Ponieważ uważam, że społeczności Wydziału, moim wyborcom, taki przekaz ode mnie się należy, wykorzystuję medium już dobrze mi znane.
Jest to działalność de facto prywatna, choć przecież ściśle zawodowa (serwer oraz domenę opłacam z własnych pieniędzy), ale mogę zachować niezależność, dzielić się przemyśleniami i pisać o sprawach mnie interesujących w rytmie samodzielnie wyznaczanym.
”Jak będzie w Senacie?”
Te zalety bloga wykorzystuje także inny członek Senatu, dr Jakub Michaliszyn. Publikuje krótkie wpisy o posiedzeniach i podejmowanych na nich sprawach, informuje o swojej aktywności. Jest to wprawdzie początek, ale już teraz cieszę się, że mój blog nie jest jedyny (oczywiście poza rektorskim blogiem i biuletynem).
Nie będę rekapitulować wpisów dr. J. Michaliszyna, zachęcam gorąco do zajrzenia na jego stronę. Można ją nieco dopracować (dodać nazwisko właściciela, prawa autorskie, kontakt), ale już teraz trzymam kciuki, by dr Michaliszyn znalazł czas i zaczął regularnie blogować.
Jest jednym z bardziej aktywnych uczestników naszego gremium, jego głos liczy się. Warto, by społeczność akademicka mogła poznać jego opinie i pomysły.
Prywatna działalność
Coraz częściej zadaję sobie pytanie, dlaczego aktywność wykraczająca poza standardową, bywa traktowana jako prywatna, a co za tym idzie jakby niekonieczna (by nie powiedzieć kłopotliwa…). A może przyczyną jest pewnego rodzaju brak zrozumienia dla „nadwymirowej” aktywności i różnych jej przejawów?
W ostatnich tygodniach wróciłem do regularnych treningów biegowych. Zwykle w trakcie słucham nie muzyki, a podcastów. Bardzo często zwraca się w nich uwagę na sytuację pandemiczną i jej wpływ na gospodarkę, na pracę przedsiębiorców, potrzebę szukania nietuzinkowych rozwiązań itd.
Audycje te umacniają mnie w przekonaniu, że znajdujemy się w szczególnym momencie. Musimy porzucić swe dotychczasowe przyzwyczajenia, nierzadko wyjść ze swojej strefy komfortu, zaryzykować, odpowiedzieć na jakieś wyzwania.
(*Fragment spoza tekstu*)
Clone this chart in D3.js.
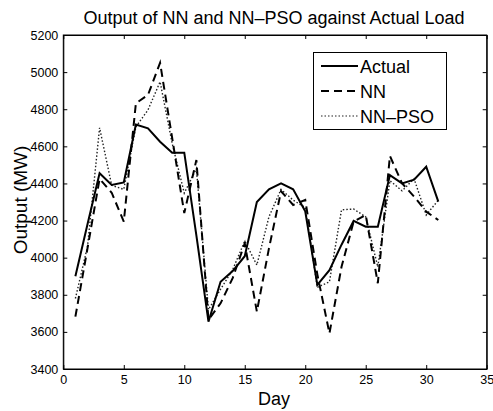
<!DOCTYPE html>
<html>
<head>
<meta charset="utf-8">
<script src="https://cdn.jsdelivr.net/npm/d3@7"></script>
<style>
  html, body { margin: 0; padding: 0; background: #fff; }
  svg { display: block; }
  text { font-family: "Liberation Sans", Arial, Helvetica, sans-serif; fill: #000; }
</style>
</head>
<body>
<svg id="chart" width="493" height="411"></svg>
<script>
// ---- data ----
const days = [1,2,3,4,5,6,7,8,9,10,11,12,13,14,15,16,17,18,19,20,21,22,23,24,25,26,27,28,29,30,31];
const actual = [3900,4180,4455,4392,4405,4718,4697,4625,4566,4566,4120,3655,3870,3928,4008,4300,4368,4400,4368,4250,3853,3933,4070,4198,4167,4167,4445,4400,4420,4490,4302];
const nn     = [3682,4050,4425,4350,4194,4832,4877,5050,4645,4240,4526,3665,3754,3890,4077,3709,4050,4358,4284,4311,3910,3592,3951,4194,4230,3862,4548,4401,4329,4248,4203];
const nnpso  = [3780,4060,4700,4390,4368,4705,4796,4948,4616,4348,4480,3720,3830,3935,4090,3960,4220,4368,4310,4270,3840,3870,4258,4262,4220,3950,4415,4360,4425,4230,4310];
const xTicks = [0,5,10,15,20,25,30,35];
const yTicks = [3400,3600,3800,4000,4200,4400,4600,4800,5000,5200];
const seriesNames = ["Actual","NN","NN\u2013PSO"];

// ---- layout ----
const L = 63.3, R = 486.7, T = 35, B = 369;
const svg = d3.select("#chart");
const x = d3.scaleLinear().domain([0,35]).range([L,R]);
const y = d3.scaleLinear().domain([3400,5200]).range([B,T]);

// frame
svg.append("rect").attr("x",L).attr("y",T).attr("width",R-L).attr("height",B-T)
  .attr("fill","#fff").attr("stroke","#000").attr("stroke-width",1);

// axes (ticks inward)
const tickLen = 4;
const gx = svg.append("g").attr("transform",`translate(0,${B})`)
  .call(d3.axisBottom(x).tickValues(xTicks).tickSizeInner(-tickLen).tickSizeOuter(0).tickPadding(6).tickFormat(d3.format("d")));
const gxt = svg.append("g").attr("transform",`translate(0,${T})`)
  .call(d3.axisTop(x).tickValues(xTicks).tickSizeInner(-tickLen).tickSizeOuter(0).tickFormat(""));
const gy = svg.append("g").attr("transform",`translate(${L},0)`)
  .call(d3.axisLeft(y).tickValues(yTicks).tickSizeInner(-tickLen).tickSizeOuter(0).tickPadding(5).tickFormat(d3.format("d")));
const gyr = svg.append("g").attr("transform",`translate(${R},0)`)
  .call(d3.axisRight(y).tickValues(yTicks).tickSizeInner(-tickLen).tickSizeOuter(0).tickFormat(""));
[gx,gxt,gy,gyr].forEach(g=>{
  g.select(".domain").attr("stroke","#000");
  g.selectAll(".tick line").attr("stroke","#000");
  g.selectAll("text").style("font-size","12.5px").attr("fill","#000")
    .style("font-family",'"Liberation Sans", Arial, sans-serif');
});

// lines
const line = d3.line().x((d,i)=>x(days[i])).y(d=>y(d));
svg.append("path").datum(nnpso).attr("d",line).attr("fill","none")
  .attr("stroke","#222").attr("stroke-width",1.4).attr("stroke-dasharray","1.5,2");
svg.append("path").datum(nn).attr("d",line).attr("fill","none")
  .attr("stroke","#000").attr("stroke-width",2).attr("stroke-dasharray","8,5");
svg.append("path").datum(actual).attr("d",line).attr("fill","none")
  .attr("stroke","#000").attr("stroke-width",2);

// title & labels
svg.append("text").attr("x",274).attr("y",24).attr("text-anchor","middle")
  .style("font-size","18px").text("Output of NN and NN\u2013PSO against Actual Load");
svg.append("text").attr("x",274).attr("y",405).attr("text-anchor","middle")
  .style("font-size","18px").text("Day");
svg.append("text").attr("transform","translate(27,200) rotate(-90)").attr("text-anchor","middle")
  .style("font-size","19px").text("Output (MW)");

// legend
const lg = svg.append("g");
lg.append("rect").attr("x",313.5).attr("y",52.5).attr("width",133).attr("height",77)
  .attr("fill","#fff").attr("stroke","#000").attr("stroke-width",1);
const styles = [
  {w:2, dash:null, c:"#000"},
  {w:2, dash:"8,5", c:"#000"},
  {w:1.2, dash:"1.5,2", c:"#222"}
];
const rowsY = [66, 91, 116];
seriesNames.forEach((n,i)=>{
  const l = lg.append("line").attr("x1",321).attr("x2",358).attr("y1",rowsY[i]).attr("y2",rowsY[i])
    .attr("stroke",styles[i].c).attr("stroke-width",styles[i].w);
  if (styles[i].dash) l.attr("stroke-dasharray",styles[i].dash);
  lg.append("text").attr("x",360).attr("y",rowsY[i]+6.5).style("font-size","18px").text(n);
});
</script>
</body>
</html>
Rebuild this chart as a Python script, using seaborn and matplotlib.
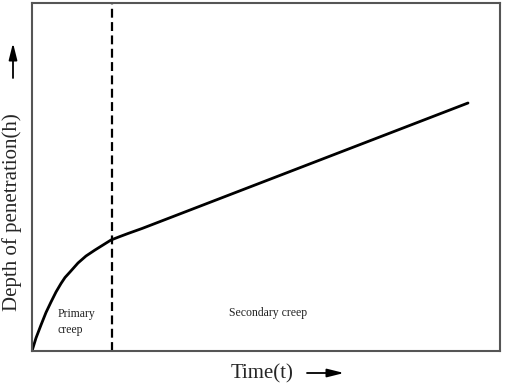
import numpy as np
import pandas as pd
import matplotlib
matplotlib.use("Agg")
import matplotlib.pyplot as plt
import seaborn as sns

# schematic creep curve (arbitrary units)
time_pts = [0, 4, 9, 14, 19, 24, 29, 33, 38, 46, 54, 63, 71, 79, 88, 96, 110, 123, 436]
depth_pts = [0, 13, 26, 38.5, 49, 59, 67.5, 73.5, 79, 88, 95, 101, 106, 111, 114.5, 117.5, 122.5, 127.5, 248]
t_break = 79.5
t_max, h_max = 468, 348

stage_labels = ["Primary\ncreep", "Secondary creep"]
stage_x = [26, 236]
stage_y = [29, 38]

sns.set_style("white")
plt.rcParams['font.family'] = ['Liberation Serif', 'DejaVu Serif']

fig = plt.figure(figsize=(5.05, 3.88), dpi=100)
ax = fig.add_axes([32 / 505, 37 / 388, 468 / 505, 348 / 388])

df = pd.DataFrame({"t": time_pts, "h": depth_pts})
sns.lineplot(data=df, x="t", y="h", color="black", linewidth=2, ax=ax, sort=False,
             solid_joinstyle="round", solid_capstyle="round")
ax.axvline(t_break, color="black", linestyle=(0, (4, 2)), linewidth=1.6)

ax.text(stage_x[0], stage_y[0], stage_labels[0], fontsize=8.5, ha="left",
        va="center", color="#222", linespacing=1.5)
ax.text(stage_x[1], stage_y[1], stage_labels[1], fontsize=8.5, ha="center",
        va="center", color="#222")

ax.set_xlim(0, t_max)
ax.set_ylim(0, h_max)
ax.set_xticks([])
ax.set_yticks([])
ax.set_xlabel("")
ax.set_ylabel("")
for sp in ax.spines.values():
    sp.set_visible(True)
    sp.set_color("#555555")
    sp.set_linewidth(1.5)

# axis titles with arrows (figure pixel coords)
fig.text(12 / 505, 1 - 212 / 388, "Depth of penetration(h)", rotation=90,
         fontsize=15, ha="center", va="center")
fig.text(262 / 505, 1 - 374 / 388, "Time(t)", fontsize=15,
         ha="center", va="center")
arrow = dict(arrowstyle="-|>,head_length=1.0,head_width=0.25", color="black", lw=1.3,
             shrinkA=0, shrinkB=0)
ax.annotate("", xy=(13 / 505, 1 - 43 / 388), xytext=(13 / 505, 1 - 78 / 388),
            xycoords="figure fraction", textcoords="figure fraction", arrowprops=arrow)
ax.annotate("", xy=(344 / 505, 1 - 373 / 388), xytext=(307 / 505, 1 - 373 / 388),
            xycoords="figure fraction", textcoords="figure fraction", arrowprops=arrow)

fig.savefig("out.png", dpi=100)
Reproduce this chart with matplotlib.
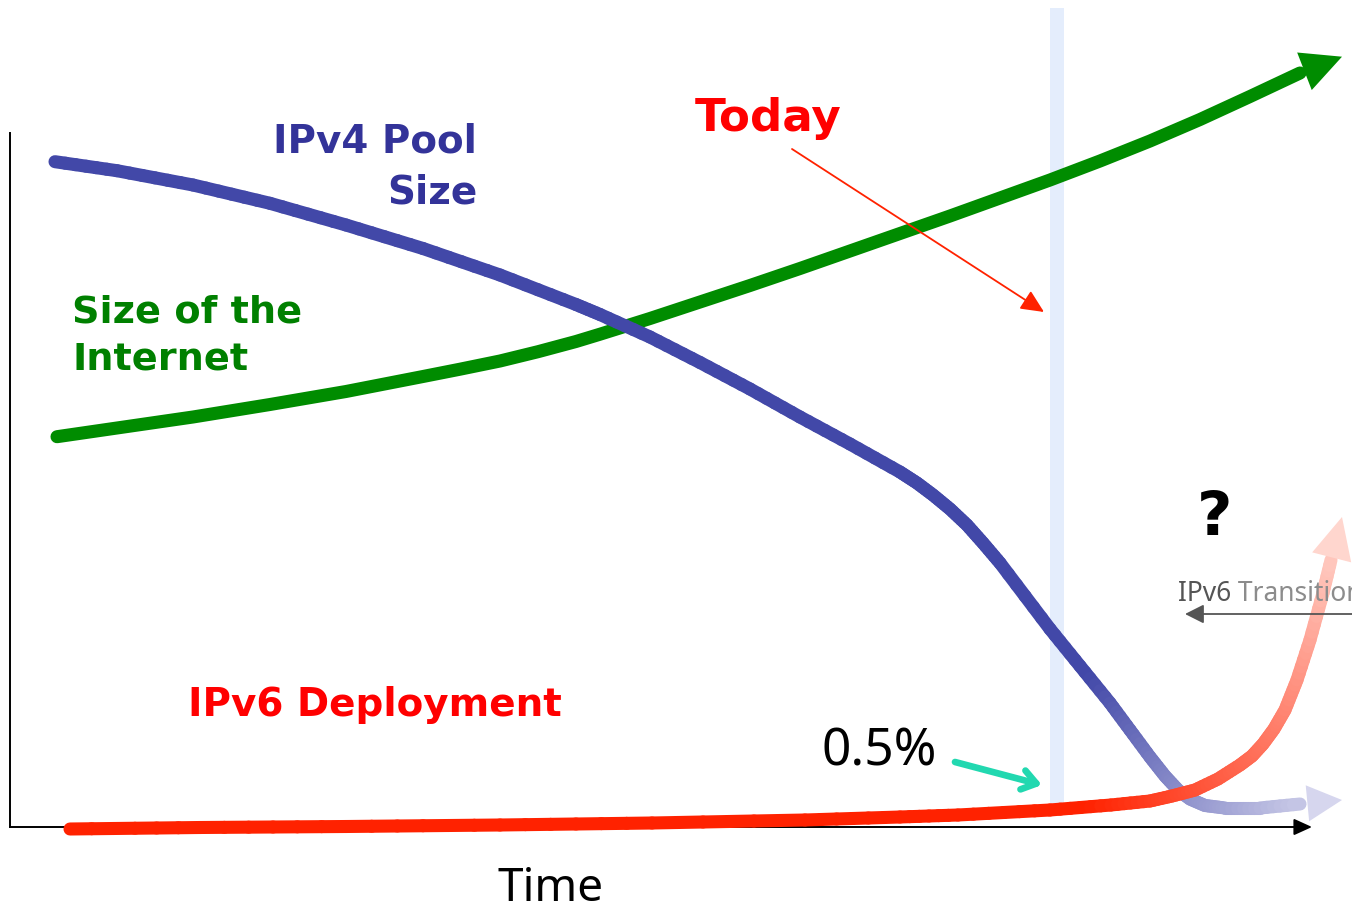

Jak będzie wyglądać świat po pandemii, tego nikt nie wie. Wiadomo jednak, że tzw. powrotu do normalności, czyli stanu z pierwszych tygodni 2020 r. nie będzie. Szukanie już teraz różnego rodzaju rozwiązań dla swego najbliższego otoczenia, „przetrawienie” doświadczeń zdalnej pracy i życia online jest ważne, a wręcz konieczne.